May 1, 2002 4:40 PM PDT

Winamp glitch may benefit open source

A recently disclosed vulnerability in an old version of the popular Winamp media player could provide a boost for the royalty-free alternative to the MP3 format known as Ogg Vorbis.

AOL Time Warner's Nullsoft subsidiary has been encouraging people using its Winamp 2.79 player to upgrade to a new version as a fix for a security vulnerability discovered Friday. The new Winamp 2.80, released last week, is the first version of the player to include support for Ogg Vorbis.

Although the vulnerability is a setback for Nullsoft, it could help the team of programmers behind the Ogg Vorbis format. The group has been attempting to convince a crowd of online music fans to make Ogg Vorbis their format of choice instead of MP3 or other proprietary formats such as Microsoft's Windows Media. While MP3 is the best-known and most popular online music format, developers must pay royalty fees to patent holder the Fraunhofer Institute to include support for the technology in their products.

Emmett Plant, chief executive of the Philadelphia-based Xiph.org Foundation, a nonprofit that serves as a parent for open-source development efforts, said the Ogg Vorbis group was sorry to hear about Winamp's security vulnerability.
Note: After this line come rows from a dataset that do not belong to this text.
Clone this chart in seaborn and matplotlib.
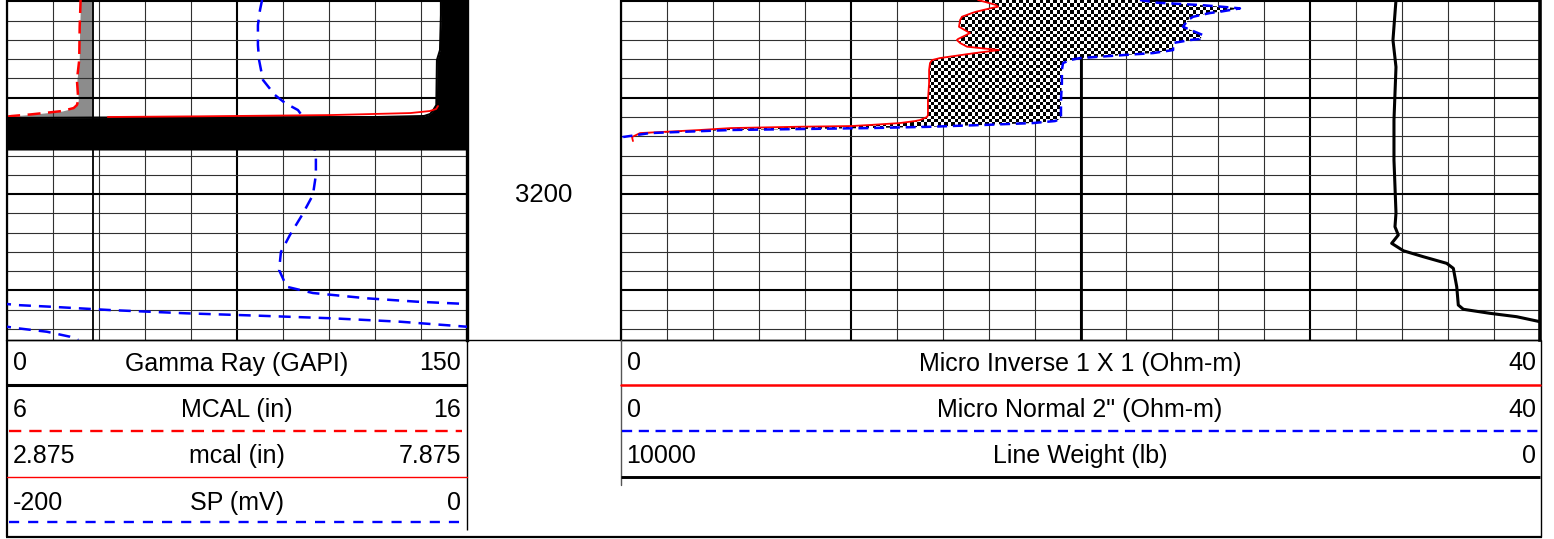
import numpy as np
import matplotlib
matplotlib.use("Agg")
import matplotlib.pyplot as plt
import seaborn as sns
from matplotlib.path import Path
from matplotlib.transforms import offset_copy

# ---- log data (depth in ft) ----
GR_DEPTH = [3179.85, 3181.41, 3185.05, 3186.09, 3190.76, 3191.28, 3191.69,
            3191.90, 3192.00, 3192.06, 3192.11, 3195.43]
GR = [141.5, 141.5, 141.2, 140.2, 140.0, 139.0, 138.0, 136.0, 121.0, 30.0, 0.0, 0.0]

MCAL_DEPTH = [3179.85, 3182.63, 3186.09, 3188.16, 3190.24, 3190.76, 3191.07,
              3191.38, 3191.59, 3191.74, 3191.90, 3192.00]
MCAL = [7.60, 7.58, 7.57, 7.52, 7.55, 7.52, 7.45, 7.20, 6.80, 6.50, 6.10, 5.95]
BIT_SIZE = 7.875

MCAL2_DEPTH = [3190.86, 3191.17, 3191.38, 3191.59, 3191.80, 3191.93, 3192.00]
MCAL2 = [7.56, 7.54, 7.47, 7.26, 6.39, 4.97, 3.97]

SP_DEPTH = [3179.85, 3180.89, 3182.45, 3184.53, 3186.09, 3188.16, 3189.72, 3190.55,
            3191.28, 3192.00, 3193.35, 3194.91, 3196.26, 3198.03, 3200.10, 3202.18,
            3204.26, 3206.02, 3207.89, 3209.63, 3210.28, 3210.83, 3211.18, 3211.42,
            3211.53, 3211.70, 3212.05, 3212.39, 3212.64, 3212.91, 3213.26, 3213.78,
            3213.95, 3214.30, 3214.82, 3215.16]
SP = [-89.1, -90.0, -90.9, -90.9, -90.4, -88.7, -83.5, -79.1, -73.5, -71.3, -68.7,
      -66.5, -65.7, -65.7, -67.0, -71.7, -77.0, -80.9, -81.7, -78.4, -67.0, -43.6,
      -21.9, -0.1, 4.2, 18.7, 44.8, 78.1, 110.0, 141.7, 170.9, 199.9, 204.9, 217.3,
      227.4, 231.0]

MICRO_DEPTH = [3179.85, 3180.13, 3180.37, 3180.55, 3180.72, 3181.07, 3181.20, 3181.59,
               3181.93, 3182.63, 3183.28, 3183.49, 3183.90, 3184.01, 3184.32, 3184.70,
               3185.05, 3185.36, 3185.88, 3186.09, 3186.40, 3187.12, 3188.47, 3190.24,
               3191.80, 3192.00, 3192.32, 3192.42, 3192.63, 3192.83, 3192.94, 3193.01,
               3193.15, 3193.35, 3193.67, 3194.08, 3194.50]
MICRO_INV = [15.54, 15.97, 16.32, 16.41, 16.06, 15.45, 15.28, 14.84, 14.76, 14.71, 15.19,
             15.02, 14.67, 14.62, 14.76, 15.06, 16.45, 15.41, 13.88, 13.54, 13.45, 13.41,
             13.41, 13.36, 13.36, 13.32, 13.01, 12.80, 12.14, 10.84, 10.01, 7.79, 4.79,
             3.44, 0.83, 0.48, 0.52]
MICRO_NOR = [22.59, 23.33, 25.20, 26.16, 26.94, 26.07, 25.64, 24.90, 24.68, 24.46, 25.11,
             25.33, 25.20, 24.77, 24.03, 24.03, 24.03, 23.16, 19.98, 19.54, 19.24, 19.19,
             19.19, 19.15, 19.15, 19.15, 19.02, 18.89, 17.93, 15.76, 14.32, 13.58, 10.84,
             4.79, 1.26, 0.09, 0.04]

LW_DEPTH = [3179.85, 3184.01, 3186.81, 3192.32, 3196.47, 3201.97, 3203.40, 3204.26,
            3205.12, 3205.89, 3206.51, 3207.20, 3207.72, 3209.63, 3211.53, 3211.97,
            3212.39, 3212.74, 3213.26, 3214.12]
LINE_WEIGHT = [1567, 1600, 1567, 1589, 1589, 1567, 1578, 1542, 1614, 1487, 1270, 1015,
               943, 906, 889, 834, 544, 254, 0, -200]

DEPTH_LABEL = 3200
TOP, BOTTOM = 3179.85, 3215.16

TRACK1_HEADER = [("0", "Gamma Ray (GAPI)", "150"),
                 ("6", "MCAL (in)", "16"),
                 ("2.875", "mcal (in)", "7.875"),
                 ("-200", "SP (mV)", "0")]
TRACK2_HEADER = [("0", "Micro Inverse 1 X 1 (Ohm-m)", "40"),
                 ("0", "Micro Normal 2\" (Ohm-m)", "40"),
                 ("10000", "Line Weight (lb)", "0")]

sns.set_style("white")
plt.rcParams["font.family"] = ["Liberation Sans", "DejaVu Sans"]
plt.rcParams["text.color"] = "black"

W, H = 1554, 539
FS = 18
fig = plt.figure(figsize=(W / 100, H / 100), dpi=100)


def rect(x0, y0, x1, y1):
    return [x0 / W, 1 - y1 / H, (x1 - x0) / W, (y1 - y0) / H]


def grid_track(ax, lo, hi, step, majors):
    ax.set_xlim(lo, hi)
    ax.set_ylim(BOTTOM, TOP)
    ax.set_xticks(majors)
    ax.set_xticks(np.arange(lo, hi + step / 2, step), minor=True)
    ax.set_yticks(np.arange(3180, 3216, 10))
    ax.set_yticks(np.arange(3180, 3216, 2), minor=True)
    ax.grid(which="minor", color="#303030", lw=0.8)
    ax.grid(which="major", color="black", lw=1.5)
    ax.set_axisbelow(True)
    ax.tick_params(which="both", length=0, labelbottom=False, labelleft=False)
    ax.spines["top"].set_visible(False)
    for s in ("left", "right", "bottom"):
        ax.spines[s].set_color("black")


def twin(ax, lo, hi):
    t = ax.twiny()
    t.set_xlim(lo, hi)
    t.axis("off")
    return t


def curve(ax, x, y, color, lw, dashes=None):
    sns.lineplot(x=x, y=y, ax=ax, orient="y", sort=False, estimator=None,
                 color=color, lw=lw)
    line = ax.lines[-1]
    if dashes:
        line.set_dashes(dashes)
    ax.set_xlabel("")
    ax.set_ylabel("")
    return line


# ---- track 1 ----
ax1 = fig.add_axes(rect(7, 0, 467, 340))
grid_track(ax1, 6, 16, 1, [11])
ax1.spines["left"].set_linewidth(1.6)
ax1.spines["right"].set_linewidth(2.4)
ax1.spines["bottom"].set_linewidth(1.0)
mcal = np.array(MCAL)
ax1.fill_betweenx(MCAL_DEPTH, mcal, BIT_SIZE, where=mcal < BIT_SIZE,
                  color="#8c8c8c", lw=0, zorder=0.2)
ax1.axvline(BIT_SIZE, color="black", lw=1.3, zorder=2)
curve(ax1, MCAL, MCAL_DEPTH, "red", 1.8, (5.2, 3.0))

ax_sp = twin(ax1, -200, 0)
sp = np.array(SP)
for shift in (0, 200, 400):  # wrap-around of off-scale SP
    curve(ax_sp, sp - shift, SP_DEPTH, "blue", 1.8, (4.8, 3.2))

ax_gr = twin(ax1, 0, 150)
ax_gr.fill_betweenx(GR_DEPTH, GR, 150, color="black", lw=0)
curve(ax_gr, GR, GR_DEPTH, "black", 1.5)

ax_mc = twin(ax1, 2.875, 7.875)
curve(ax_mc, MCAL2, MCAL2_DEPTH, "red", 1.3)

# ---- depth track ----
axd = fig.add_axes(rect(467, 0, 621, 340))
axd.set_xlim(0, 1)
axd.set_ylim(BOTTOM, TOP)
axd.axis("off")
axd.text(0.5, DEPTH_LABEL, str(DEPTH_LABEL), ha="center", va="baseline", fontsize=18.5,
         transform=offset_copy(axd.transData, fig, y=-7.7, units="dots"))

# ---- track 2 ----
ax2 = fig.add_axes(rect(621, 0, 1540, 340))
grid_track(ax2, 0, 40, 2, [10, 20, 30])
ax2.axvline(20, color="black", lw=2.0, zorder=0.6)
ax2.spines["left"].set_linewidth(1.6)
ax2.spines["right"].set_linewidth(2.6)
ax2.spines["bottom"].set_linewidth(1.0)

inv = np.array(MICRO_INV)
nor = np.array(MICRO_NOR)
checker = np.indices((100, 270)).sum(axis=0) % 2
im = ax2.imshow(checker, cmap="gray_r", vmin=0, vmax=1, extent=(0, 40, BOTTOM, TOP),
                aspect="auto", interpolation="nearest", zorder=1)
sep = ax2.fill_betweenx(MICRO_DEPTH, inv, nor, where=nor >= inv, interpolate=True,
                        facecolor="none", edgecolor="none")
im.set_clip_path(Path.make_compound_path(*sep.get_paths()), ax2.transData)
curve(ax2, MICRO_INV, MICRO_DEPTH, "red", 1.3)
curve(ax2, MICRO_NOR, MICRO_DEPTH, "blue", 1.8, (4.0, 2.3))
ax2.set_xlim(0, 40)

ax_lw = twin(ax2, 10000, 0)
curve(ax_lw, LINE_WEIGHT, LW_DEPTH, "black", 2.2)

for a in (ax1, ax2, axd):
    a.set_ylim(BOTTOM, TOP)

# ---- header / frame ----
hdr = fig.add_axes([0, 0, 1, 1])
hdr.set_xlim(0, W)
hdr.set_ylim(H, 0)
hdr.axis("off")

frame = dict(color="black", solid_capstyle="butt")
hdr.plot([7, 1541], [340, 340], lw=1.0, **frame)
hdr.plot([6, 1542], [537, 537], lw=1.6, **frame)
hdr.plot([7, 7], [340, 537], lw=1.6, **frame)
hdr.plot([1541, 1541], [340, 537], lw=1.0, **frame)
hdr.plot([467, 467], [340, 530], lw=1.0, **frame)
hdr.plot([621, 621], [340, 485], lw=1.0, color="#555555")

baselines = [370.5, 416.7, 463.3, 510]
for (lo, name, hi), yb in zip(TRACK1_HEADER, baselines):
    hdr.text(12.5, yb, lo, ha="left", va="baseline", fontsize=FS)
    hdr.text(237, yb, name, ha="center", va="baseline", fontsize=FS)
    hdr.text(461, yb, hi, ha="right", va="baseline", fontsize=FS)
for (lo, name, hi), yb in zip(TRACK2_HEADER, baselines):
    hdr.text(626.5, yb, lo, ha="left", va="baseline", fontsize=FS)
    hdr.text(1080, yb, name, ha="center", va="baseline", fontsize=FS)
    hdr.text(1536, yb, hi, ha="right", va="baseline", fontsize=FS)

hdr.plot([7, 467], [384.5, 384.5], lw=2.2, **frame)
l = hdr.plot([9, 462], [430.5, 430.5], color="red", lw=1.7)[0]
l.set_dashes((5.2, 3.4))
hdr.plot([7, 467], [476.5, 476.5], color="red", lw=1.0)
l = hdr.plot([9, 462], [522, 522], color="blue", lw=1.7)[0]
l.set_dashes((4.3, 3.8))

hdr.plot([621, 1540], [384.5, 384.5], color="red", lw=1.8)
l = hdr.plot([622, 1540], [430.5, 430.5], color="blue", lw=1.7)[0]
l.set_dashes((4.3, 2.8))
hdr.plot([621, 1540], [476.5, 476.5], lw=2.1, **frame)

fig.savefig("out.png", dpi=100)
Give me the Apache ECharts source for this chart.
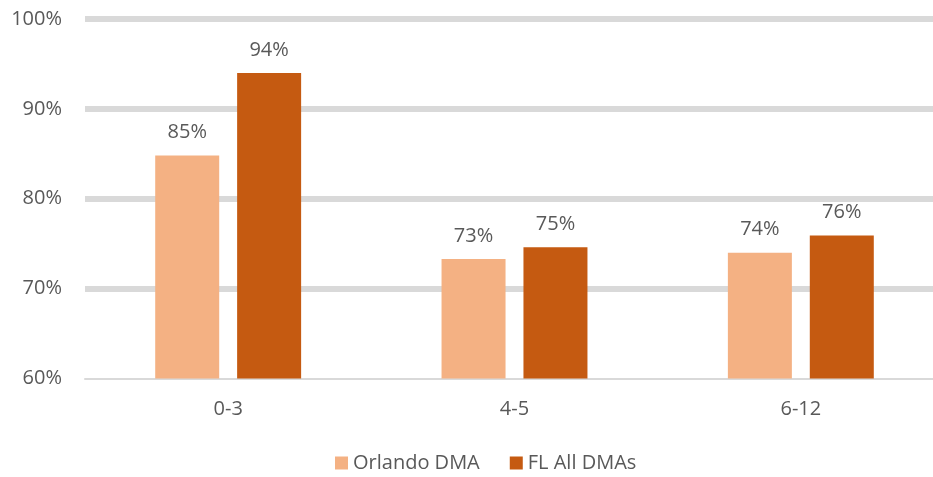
<!DOCTYPE html>
<html>
<head>
<meta charset="utf-8">
<script src="https://cdn.jsdelivr.net/npm/echarts@6/dist/echarts.min.js"></script>
<style>
  html, body { margin: 0; padding: 0; background: #ffffff; }
  #chart { width: 933px; height: 477px; }
</style>
</head>
<body>
<div id="chart"></div>
<script>
// Age groups on the category axis
const categories = ['0-3', '4-5', '6-12'];
// Share of households (%) for each market
const orlandoValues = [84.8, 73.3, 74.0];
const flAllValues = [94.0, 74.6, 75.9];
const seriesNames = ['Orlando DMA', 'FL All DMAs'];
// Value axis range and step (%)
const yMin = 60;
const yMax = 100;
const yStep = 10;

const FONT = '"Open Sans", "DejaVu Sans", sans-serif';
const TEXT = '#595959';

const chart = echarts.init(document.getElementById('chart'), null, { renderer: 'canvas' });

const valueLabel = {
  show: true,
  position: 'top',
  distance: 13,
  color: TEXT,
  fontFamily: FONT,
  fontSize: 20,
  formatter: p => Math.round(p.value) + '%'
};

chart.setOption({
  animation: false,
  backgroundColor: '#ffffff',
  // plot area runs a little past the right edge of the canvas
  grid: { left: 85, right: -11, top: 19, bottom: 98.5, outerBoundsMode: 'none', containLabel: false },
  legend: {
    left: 330,
    top: 448,
    itemWidth: 13,
    itemHeight: 13,
    itemGap: 30,
    icon: 'rect',
    textStyle: { color: TEXT, fontFamily: FONT, fontSize: 20 },
    data: seriesNames
  },
  xAxis: {
    type: 'category',
    data: categories,
    axisLine: { show: true, lineStyle: { color: '#d9d9d9', width: 2 } },
    axisTick: { show: false },
    axisLabel: { color: TEXT, fontFamily: FONT, fontSize: 20, margin: 21 }
  },
  yAxis: {
    type: 'value',
    min: yMin,
    max: yMax,
    interval: yStep,
    axisLine: { show: false },
    axisTick: { show: false },
    axisLabel: { color: TEXT, fontFamily: FONT, fontSize: 20, margin: 23, formatter: '{value}%' },
    splitLine: { show: true, showMinLine: false, lineStyle: { color: '#d9d9d9', width: 6 } }
  },
  series: [
    {
      name: seriesNames[0],
      type: 'bar',
      data: orlandoValues,
      barWidth: 64,
      barGap: '28%',
      itemStyle: { color: '#F4B183' },
      label: valueLabel
    },
    {
      name: seriesNames[1],
      type: 'bar',
      data: flAllValues,
      barWidth: 64,
      barGap: '28%',
      itemStyle: { color: '#C55A11' },
      label: valueLabel
    }
  ]
});
</script>
</body>
</html>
However, he said if somebody gains access to the group's codec by way of an upgrade that happened because of a security vulnerability, "that's OK with us."

"This wouldn't be the first time in the universe that someone used an open-source solution in response to a security vulnerability," Plant said.

A Nullsoft representative was not immediately available for comment.

The group applauded the support for Ogg Vorbis in the new version of Winamp, saying it makes it easier for people to choose the kind of files they want to use when they're listening to music.

People can choose between full, standard and light versions of Winamp, all free services that do not include ads. Winamp Full includes support for MP3 audio, Shoutcast radio, Windows Media Audio, skins and plug-ins, and a Winamp visualization studio. The Standard version includes all those features except Windows Media Audio support; Winamp Lite also does not include the visualization studio.

"Having Ogg Vorbis work with the new version of Winamp out of the box is a tremendous boon because Ogg Vorbis is a patent-free and royalty-free codec, and that just puts that power directly in the hands of the user instead of having them jump through hoops to find something that will play Ogg Vorbis," Plant said.